KOMENTAR

Perkataan Rasulullah ini mendapatkan penguatan dari Tuhan, dengan turunnya Surat al-Lahab ayat 1-5, yang artinya, “Binasalah kedua tangan Abu Lahab dan benar-benar binasa dia. Tidaklah berguna baginya hartanya dan apa yang dia usahakan. Kelak dia akan memasuki api yang bergejolak (neraka), (begitu pula) istrinya, pembawa kayu bakar (penyebar fitnah). Di lehernya ada tali dari sabut yang dipintal.

Sepanjang zaman, selagi Al-Qur’an terus dibaca, maka selama itulah kehinaan Ummu Jamil akan terus diulang-ulang. Dengan demikian, tidak pernah hina orang yang dihina (sebagaimana mulianya diri Rasulullah), justru penghina itulah yang sejatinya hina (sebagaimana rndahnya martabat Ummu Jamil).

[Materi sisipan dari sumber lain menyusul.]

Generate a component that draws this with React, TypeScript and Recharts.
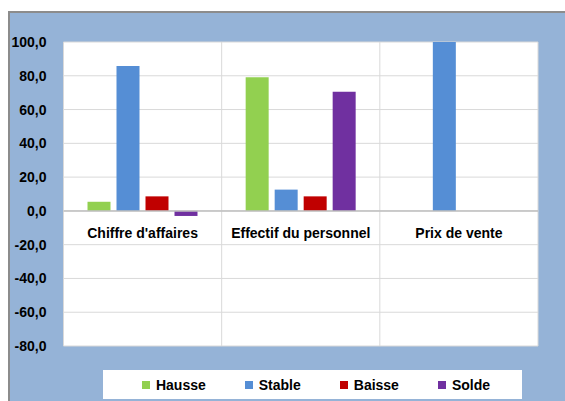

Ahzami Samiun Jazuli dalam buku Kehidupan Dalam Pandangan Al-Qur`an (2006: 120) mengungkapkan:

Ummu Jamil sedang membawa kayu bakar di saat ia mendapati ayat Al-Qur'an tersebut ditujukan untuknya dan juga untuk suaminya. Lalu ia pun menemui Rasulullah saw. yang sedang duduk di Ka’bah bersama sahabatnya Abu Bakar dengan membawa batu di tangannya, namun ketika ia sudah berada di hadapannya, Allah seolah membutakan penglihatannya hingga ia tidak melihat Rasulullah di depannya dan hanya melihat Abu Bakar seorang diri.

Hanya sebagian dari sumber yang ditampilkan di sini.